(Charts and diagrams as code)
**********

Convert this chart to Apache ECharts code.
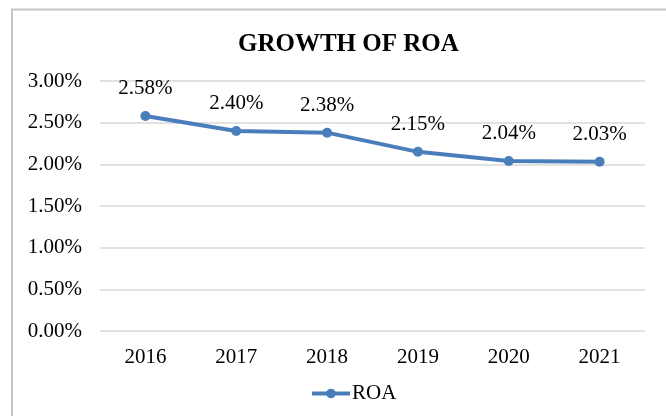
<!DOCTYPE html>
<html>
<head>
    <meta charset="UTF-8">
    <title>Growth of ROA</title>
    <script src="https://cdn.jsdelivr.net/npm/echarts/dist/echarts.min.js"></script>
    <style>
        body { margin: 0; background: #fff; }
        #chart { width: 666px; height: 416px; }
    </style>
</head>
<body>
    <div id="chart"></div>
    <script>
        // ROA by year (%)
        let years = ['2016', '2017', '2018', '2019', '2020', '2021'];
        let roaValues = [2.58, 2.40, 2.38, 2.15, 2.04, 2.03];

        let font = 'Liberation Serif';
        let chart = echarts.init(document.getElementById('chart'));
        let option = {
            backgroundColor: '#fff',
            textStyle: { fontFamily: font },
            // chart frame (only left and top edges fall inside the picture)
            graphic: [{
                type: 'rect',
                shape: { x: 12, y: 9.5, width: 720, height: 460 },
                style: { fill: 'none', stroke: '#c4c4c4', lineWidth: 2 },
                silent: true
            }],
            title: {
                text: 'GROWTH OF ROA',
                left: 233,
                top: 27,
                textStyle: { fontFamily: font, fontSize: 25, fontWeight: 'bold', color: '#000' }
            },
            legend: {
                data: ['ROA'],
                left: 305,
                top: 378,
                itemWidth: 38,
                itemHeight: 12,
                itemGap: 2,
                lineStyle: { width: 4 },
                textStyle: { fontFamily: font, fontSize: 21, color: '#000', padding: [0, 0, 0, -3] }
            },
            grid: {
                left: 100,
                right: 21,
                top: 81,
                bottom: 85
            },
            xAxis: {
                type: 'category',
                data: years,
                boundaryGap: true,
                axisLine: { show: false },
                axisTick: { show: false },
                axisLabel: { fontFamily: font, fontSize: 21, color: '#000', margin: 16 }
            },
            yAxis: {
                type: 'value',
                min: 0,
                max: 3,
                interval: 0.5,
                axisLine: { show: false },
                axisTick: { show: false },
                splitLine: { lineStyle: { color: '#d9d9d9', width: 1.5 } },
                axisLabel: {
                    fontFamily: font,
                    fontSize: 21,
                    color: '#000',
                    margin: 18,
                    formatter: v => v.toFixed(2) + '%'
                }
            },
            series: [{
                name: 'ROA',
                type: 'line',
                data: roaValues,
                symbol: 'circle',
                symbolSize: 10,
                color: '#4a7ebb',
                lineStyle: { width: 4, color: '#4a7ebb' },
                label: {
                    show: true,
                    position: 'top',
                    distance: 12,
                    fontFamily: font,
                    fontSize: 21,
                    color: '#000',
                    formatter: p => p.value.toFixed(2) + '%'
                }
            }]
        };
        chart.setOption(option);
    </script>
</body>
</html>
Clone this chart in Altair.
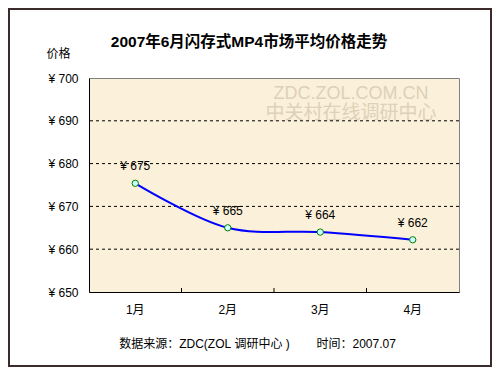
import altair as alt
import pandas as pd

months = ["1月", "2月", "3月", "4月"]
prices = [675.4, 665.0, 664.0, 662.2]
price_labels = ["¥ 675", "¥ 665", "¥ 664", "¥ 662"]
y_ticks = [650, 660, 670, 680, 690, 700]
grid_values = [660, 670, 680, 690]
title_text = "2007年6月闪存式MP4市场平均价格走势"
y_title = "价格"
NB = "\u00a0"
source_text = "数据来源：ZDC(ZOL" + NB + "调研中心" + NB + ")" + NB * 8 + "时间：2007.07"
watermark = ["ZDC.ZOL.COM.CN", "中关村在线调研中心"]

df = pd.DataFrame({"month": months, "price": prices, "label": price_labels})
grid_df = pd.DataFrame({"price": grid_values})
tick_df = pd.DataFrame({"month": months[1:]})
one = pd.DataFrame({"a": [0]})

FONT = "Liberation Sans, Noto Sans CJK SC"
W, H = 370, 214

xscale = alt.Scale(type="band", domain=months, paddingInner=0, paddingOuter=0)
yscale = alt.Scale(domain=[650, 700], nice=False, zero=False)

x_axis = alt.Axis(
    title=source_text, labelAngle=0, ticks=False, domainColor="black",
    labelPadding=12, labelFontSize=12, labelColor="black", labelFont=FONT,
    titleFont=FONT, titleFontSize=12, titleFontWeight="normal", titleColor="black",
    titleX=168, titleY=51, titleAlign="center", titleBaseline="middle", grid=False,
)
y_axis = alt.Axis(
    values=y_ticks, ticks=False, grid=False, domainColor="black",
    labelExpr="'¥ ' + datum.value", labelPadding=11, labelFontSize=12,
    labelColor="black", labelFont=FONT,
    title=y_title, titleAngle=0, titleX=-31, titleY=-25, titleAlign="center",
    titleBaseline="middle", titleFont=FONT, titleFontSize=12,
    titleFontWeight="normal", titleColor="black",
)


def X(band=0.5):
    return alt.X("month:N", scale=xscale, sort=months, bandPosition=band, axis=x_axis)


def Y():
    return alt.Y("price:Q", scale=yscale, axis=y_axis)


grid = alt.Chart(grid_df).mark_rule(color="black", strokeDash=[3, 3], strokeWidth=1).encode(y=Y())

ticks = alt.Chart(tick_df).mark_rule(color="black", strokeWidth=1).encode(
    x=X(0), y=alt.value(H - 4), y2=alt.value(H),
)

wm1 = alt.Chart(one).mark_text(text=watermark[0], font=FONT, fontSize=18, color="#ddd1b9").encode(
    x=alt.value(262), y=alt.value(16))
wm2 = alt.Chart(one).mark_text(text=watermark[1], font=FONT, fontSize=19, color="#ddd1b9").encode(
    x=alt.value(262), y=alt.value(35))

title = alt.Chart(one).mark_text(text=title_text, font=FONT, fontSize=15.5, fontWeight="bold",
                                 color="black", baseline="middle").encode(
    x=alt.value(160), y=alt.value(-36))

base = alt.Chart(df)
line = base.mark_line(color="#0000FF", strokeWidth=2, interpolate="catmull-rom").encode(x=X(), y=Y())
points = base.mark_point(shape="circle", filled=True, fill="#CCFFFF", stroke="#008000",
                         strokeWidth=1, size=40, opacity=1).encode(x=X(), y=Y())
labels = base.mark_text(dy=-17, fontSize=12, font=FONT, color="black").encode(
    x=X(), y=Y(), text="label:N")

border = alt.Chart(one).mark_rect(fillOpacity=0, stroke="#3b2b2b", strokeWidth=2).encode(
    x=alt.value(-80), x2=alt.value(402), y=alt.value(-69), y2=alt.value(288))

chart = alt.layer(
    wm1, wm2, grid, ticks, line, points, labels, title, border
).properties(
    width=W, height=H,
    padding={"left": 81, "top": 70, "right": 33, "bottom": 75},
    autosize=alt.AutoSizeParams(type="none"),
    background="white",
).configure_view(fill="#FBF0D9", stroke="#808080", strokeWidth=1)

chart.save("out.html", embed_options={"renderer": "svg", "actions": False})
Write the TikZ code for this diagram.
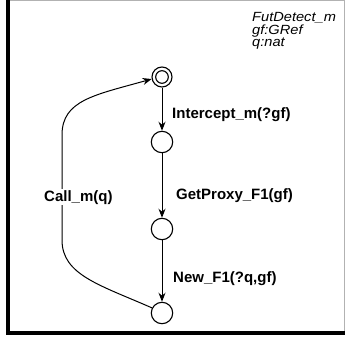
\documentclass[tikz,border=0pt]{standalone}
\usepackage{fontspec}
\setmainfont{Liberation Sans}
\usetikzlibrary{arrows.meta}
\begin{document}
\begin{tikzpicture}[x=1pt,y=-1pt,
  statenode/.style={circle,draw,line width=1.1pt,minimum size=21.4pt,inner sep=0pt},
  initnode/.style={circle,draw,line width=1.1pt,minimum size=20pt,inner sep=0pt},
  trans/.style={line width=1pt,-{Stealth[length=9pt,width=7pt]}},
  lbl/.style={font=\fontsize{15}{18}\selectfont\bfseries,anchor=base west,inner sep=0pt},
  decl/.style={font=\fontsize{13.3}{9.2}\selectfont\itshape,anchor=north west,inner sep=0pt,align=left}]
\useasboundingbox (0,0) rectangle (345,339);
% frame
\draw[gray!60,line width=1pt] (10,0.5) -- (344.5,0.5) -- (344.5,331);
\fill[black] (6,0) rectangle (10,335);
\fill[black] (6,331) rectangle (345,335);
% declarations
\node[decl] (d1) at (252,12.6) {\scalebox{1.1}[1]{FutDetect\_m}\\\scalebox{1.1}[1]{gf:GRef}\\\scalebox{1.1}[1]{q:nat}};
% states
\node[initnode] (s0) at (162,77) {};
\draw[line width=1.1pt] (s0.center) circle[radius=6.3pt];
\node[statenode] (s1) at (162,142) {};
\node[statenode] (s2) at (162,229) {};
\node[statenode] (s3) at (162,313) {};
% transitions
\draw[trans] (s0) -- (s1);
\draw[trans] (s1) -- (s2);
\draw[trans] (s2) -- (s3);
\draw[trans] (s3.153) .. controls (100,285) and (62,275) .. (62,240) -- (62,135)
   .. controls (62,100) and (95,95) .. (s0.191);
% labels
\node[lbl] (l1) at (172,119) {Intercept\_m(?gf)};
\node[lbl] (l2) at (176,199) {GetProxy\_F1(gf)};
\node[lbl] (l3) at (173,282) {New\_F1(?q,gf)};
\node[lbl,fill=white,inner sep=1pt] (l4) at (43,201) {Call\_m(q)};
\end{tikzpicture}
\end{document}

**********

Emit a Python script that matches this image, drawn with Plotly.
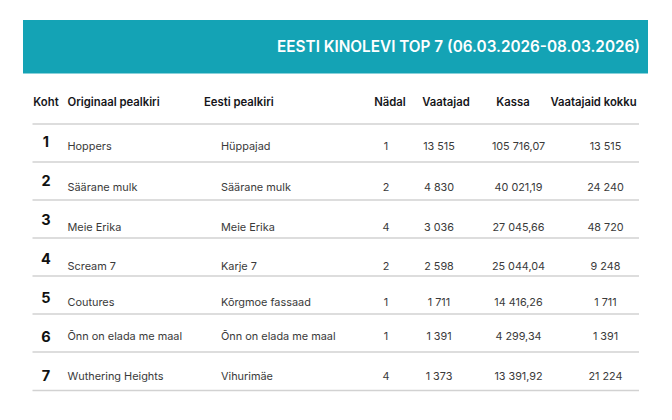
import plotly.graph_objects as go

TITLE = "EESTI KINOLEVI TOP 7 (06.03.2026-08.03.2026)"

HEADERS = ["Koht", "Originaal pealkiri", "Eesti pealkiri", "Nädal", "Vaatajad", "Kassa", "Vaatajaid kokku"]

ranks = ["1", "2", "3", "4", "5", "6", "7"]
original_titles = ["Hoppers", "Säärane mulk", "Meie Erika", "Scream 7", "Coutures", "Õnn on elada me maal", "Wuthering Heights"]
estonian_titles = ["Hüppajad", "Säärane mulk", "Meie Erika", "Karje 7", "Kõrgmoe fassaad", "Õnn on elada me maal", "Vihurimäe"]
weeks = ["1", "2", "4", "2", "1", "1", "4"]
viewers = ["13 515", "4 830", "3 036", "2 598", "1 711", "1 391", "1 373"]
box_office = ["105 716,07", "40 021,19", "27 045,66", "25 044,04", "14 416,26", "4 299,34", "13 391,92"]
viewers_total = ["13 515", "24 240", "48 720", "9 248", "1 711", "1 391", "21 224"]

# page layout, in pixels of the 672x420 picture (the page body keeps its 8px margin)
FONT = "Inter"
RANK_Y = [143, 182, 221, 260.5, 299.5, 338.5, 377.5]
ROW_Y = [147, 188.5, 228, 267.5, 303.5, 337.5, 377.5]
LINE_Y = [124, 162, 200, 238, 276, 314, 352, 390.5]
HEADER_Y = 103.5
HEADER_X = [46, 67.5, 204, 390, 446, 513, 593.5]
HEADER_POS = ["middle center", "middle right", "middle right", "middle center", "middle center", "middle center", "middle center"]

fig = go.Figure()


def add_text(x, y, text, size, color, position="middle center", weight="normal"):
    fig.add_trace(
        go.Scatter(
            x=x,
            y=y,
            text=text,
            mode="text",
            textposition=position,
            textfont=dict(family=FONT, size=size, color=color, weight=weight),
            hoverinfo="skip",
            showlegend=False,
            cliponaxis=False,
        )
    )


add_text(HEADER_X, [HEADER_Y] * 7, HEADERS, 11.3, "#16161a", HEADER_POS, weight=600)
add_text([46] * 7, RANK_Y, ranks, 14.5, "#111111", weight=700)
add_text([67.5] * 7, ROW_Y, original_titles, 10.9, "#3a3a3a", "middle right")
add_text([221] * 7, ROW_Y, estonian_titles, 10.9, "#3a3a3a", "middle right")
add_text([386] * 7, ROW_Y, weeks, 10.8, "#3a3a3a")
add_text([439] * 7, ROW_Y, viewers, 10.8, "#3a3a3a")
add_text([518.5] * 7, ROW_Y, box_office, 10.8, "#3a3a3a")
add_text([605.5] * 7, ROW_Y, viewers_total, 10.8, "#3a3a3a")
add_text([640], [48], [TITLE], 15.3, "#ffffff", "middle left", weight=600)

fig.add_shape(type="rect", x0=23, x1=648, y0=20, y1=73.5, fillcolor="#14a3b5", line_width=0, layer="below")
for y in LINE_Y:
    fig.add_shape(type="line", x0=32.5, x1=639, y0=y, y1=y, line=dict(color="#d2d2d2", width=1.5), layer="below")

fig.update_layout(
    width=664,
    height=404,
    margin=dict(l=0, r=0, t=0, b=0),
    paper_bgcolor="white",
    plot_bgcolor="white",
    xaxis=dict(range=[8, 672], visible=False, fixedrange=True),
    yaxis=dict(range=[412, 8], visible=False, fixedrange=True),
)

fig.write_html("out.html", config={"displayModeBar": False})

**********

_What you should do_
Copy out every line that includes the word "this".

_Written response_
Convert this chart to Apache ECharts code.
Clone this chart in Altair.
Write the TikZ code for this diagram.
Emit a Python script that matches this image, drawn with Plotly.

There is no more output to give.